On 8/31/06, David Gerard dgerard@gmail.com wrote:
I found the following Arbitration Committee finding earlier this year most heartening (and not just because I was involved):
http://en.wikipedia.org/wiki/Wikipedia:Requests_for_arbitration/Pedophilia_u...
Admins who got deadminned for doing jawdroppingly dumb things, despite having arguably followed written process all the way. Process is important - the right amount does keep us all from killing each other
- but not so important as to be an excuse for stupid.
The conter to that is that if people had followed policy (in this case done nothing but talk) we wouldn't have been in that mess in the first place. On the pluss side with luck it provides a solid case for not haveing a "never revert another admins actions" rule.
David Gerard wrote:
On 31/08/06, Ian Woollard ian.woollard@gmail.com wrote:
On 31/08/06, David Gerard dgerard@gmail.com wrote:
Remember: process is important, but good sense is more important.

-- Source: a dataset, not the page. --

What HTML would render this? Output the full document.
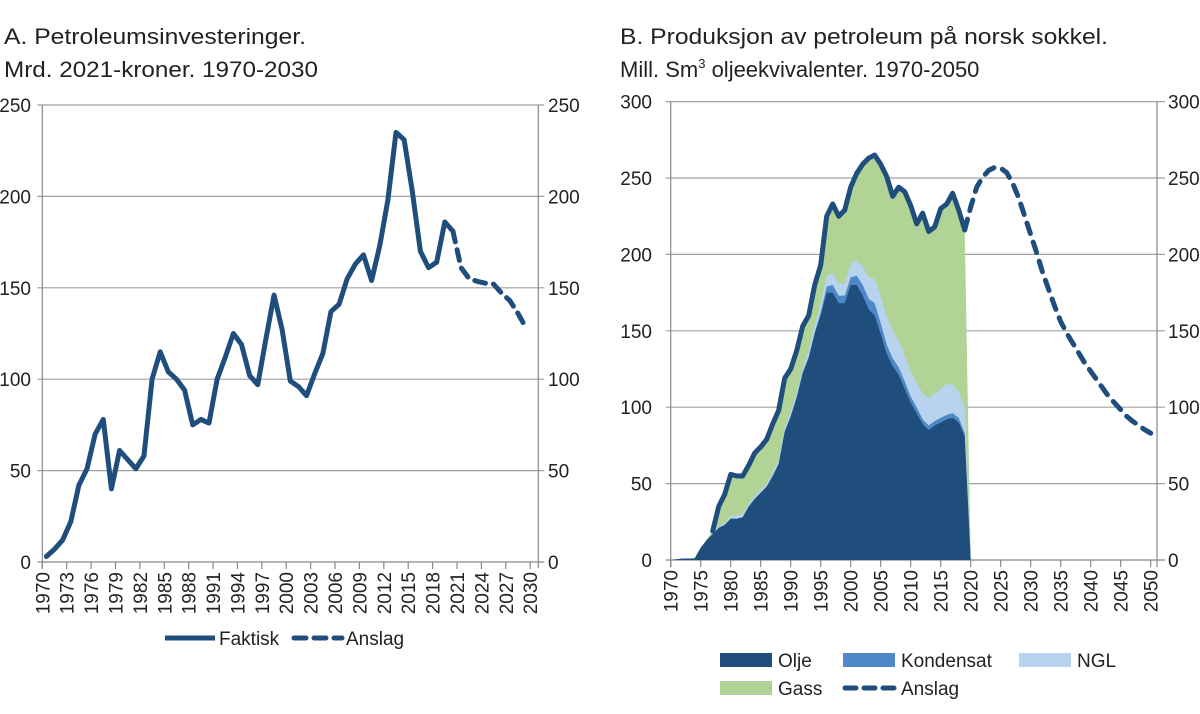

True, but policy also needs to be good sense.
Or, to summarise the summary of the summary, people are a problem.
If we automate enough processes, we should be able to eliminate that problem. ;-)
By building up an adequate stock of bots, templates, rigid formats and detailed rules we can make them all go away.
Ec
Phil Sandifer wrote:
Note also that unless it got changed again, you are specifically told not to {{cite}} tag or remove information you don't actually think might be erroneous.

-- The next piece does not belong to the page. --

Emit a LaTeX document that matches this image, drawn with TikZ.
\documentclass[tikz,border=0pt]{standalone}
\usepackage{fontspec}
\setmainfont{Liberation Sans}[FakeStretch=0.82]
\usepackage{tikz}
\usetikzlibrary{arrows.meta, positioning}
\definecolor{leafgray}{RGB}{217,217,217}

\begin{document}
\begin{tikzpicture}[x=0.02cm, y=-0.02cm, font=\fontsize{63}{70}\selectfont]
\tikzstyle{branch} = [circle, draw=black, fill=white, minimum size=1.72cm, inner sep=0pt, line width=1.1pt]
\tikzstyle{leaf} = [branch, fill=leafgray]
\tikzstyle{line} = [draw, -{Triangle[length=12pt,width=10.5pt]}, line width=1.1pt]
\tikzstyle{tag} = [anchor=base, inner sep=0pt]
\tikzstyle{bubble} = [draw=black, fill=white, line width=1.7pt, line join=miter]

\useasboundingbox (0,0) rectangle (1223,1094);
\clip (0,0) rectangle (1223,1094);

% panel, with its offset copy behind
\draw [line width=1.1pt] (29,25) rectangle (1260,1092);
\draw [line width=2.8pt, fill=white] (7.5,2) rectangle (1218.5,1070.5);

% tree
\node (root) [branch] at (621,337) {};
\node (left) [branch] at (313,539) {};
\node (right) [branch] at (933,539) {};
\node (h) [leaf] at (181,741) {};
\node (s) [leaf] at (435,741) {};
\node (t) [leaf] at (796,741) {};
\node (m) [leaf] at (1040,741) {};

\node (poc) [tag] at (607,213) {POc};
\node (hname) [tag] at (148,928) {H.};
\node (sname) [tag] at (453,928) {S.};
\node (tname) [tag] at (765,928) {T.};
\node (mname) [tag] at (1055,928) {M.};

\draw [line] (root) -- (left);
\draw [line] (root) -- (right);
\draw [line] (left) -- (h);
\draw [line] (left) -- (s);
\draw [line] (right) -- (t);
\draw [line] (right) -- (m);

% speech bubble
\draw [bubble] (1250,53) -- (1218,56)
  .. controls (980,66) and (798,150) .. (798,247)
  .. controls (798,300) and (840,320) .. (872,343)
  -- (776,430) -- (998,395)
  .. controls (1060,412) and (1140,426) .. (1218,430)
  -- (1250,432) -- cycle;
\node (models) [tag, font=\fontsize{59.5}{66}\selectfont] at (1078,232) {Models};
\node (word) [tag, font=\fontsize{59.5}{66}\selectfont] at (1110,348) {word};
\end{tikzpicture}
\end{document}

There should also be some sort of sanity check on how much the information matters. If someone is accused of being a pedophile with no citation, it makes sense to remove it pending one appearing. Removing something like a random uncited date of birth is quite different.
-Mark
On 8/31/06, Phil Sandifer Snowspinner@gmail.com wrote:
Note also that unless it got changed again, you are specifically told not to {{cite}} tag or remove information you don't actually think might be erroneous.
I usually use the {{cite}} tag when I read something and think "really, that's neat, how do we know this is true?" Seems to me to be exactly what it was invented for. If I actually doubt the information is true, on the other hand, I'll remove it rather than tag it.